On January 4, 1968, the first Hot Wheels car rolled off a Mattel production line. It was a 1/64-scale, dark blue 1968 Camaro RS with black roof and redline tires. 15 other models would soon join the Camaro, and the lineup became known as known as the “Original Sweet 16.” The rest, as they say, is history.
These tiny cars with wide wheels and low-friction axles flying around on orange tracks soon became omnipresent in the bedrooms and dens of kids around the world. Since 1968, well over four billion Hot Wheels have been built, far exceeding the production of any other vehicle—real or scale model.
The 50th anniversary milestone was celebrated on the eve of the 2017 Specialty Equipment Market Association in Las Vegas, the world’s largest automotive trade show.
Because the first Hot Wheels car was a Camaro, Chevrolet is celebrating by bringing out a full-scale 2018 Camaro Hot-Wheels 50th Anniversary edition, available on coupe and convertible models in 2LT or 2SS trim.
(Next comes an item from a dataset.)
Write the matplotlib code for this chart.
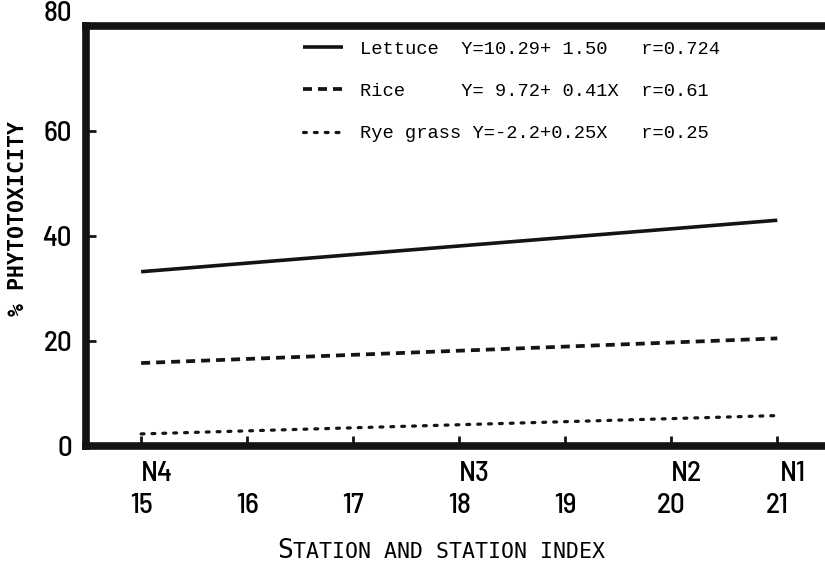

Introduced at SEMA by Jeff Gordon, Todd Christensen, and Chris Down, the Camaro features special orange paint, Hot Wheels badging, and 20-inch forged wheels that resemble its scale-model counterparts. Also included are some Satin Graphire ground effects, stripes, orange brake calipers, and details like embossed interior headrests.
Just like its full-scale counterparts, Hot Wheels cars have become hot collectibles over the years. According to Mattel, more than 40 million children grew up playing with the little metal cars, and the average serious collector has over 1,500 cars.
The Holy Grail for Hot Wheels collectors is a 1969 Volkswagen van prototype known as the Beach Bomb, according to an December 2016 article in the New York Daily News. “It featured a bright pink body with two surf boards hanging out the back,” thus gaining the nickname as “the back loader.” However, the prototype was top-heavy and would not function with an available Power Booster track assembly that propelled the cars. So the prototype was widened with the surfboards relocated to the side of the van before going back into production as the “side loader.” Despite the change, some 41 versions of the prototype were mistakenly released, which accounts for their value. “According to eBay, one of the back-loader prototypes was reportedly bought by a collector named Bruce Pascal for $72,000,” the Daily News reported.
If you’re ever curious about the value of the Hot Wheels cars that you may still own, Tomart’s Price Guide to Hot Wheels Collectibles is a respected source.
If you’re ready to live out your childhood fantasy, the full-size Hot Wheels Camaro goes on sale in early 2018, with the package tacking on $4,995. Just steer clear of the loop-the-loops.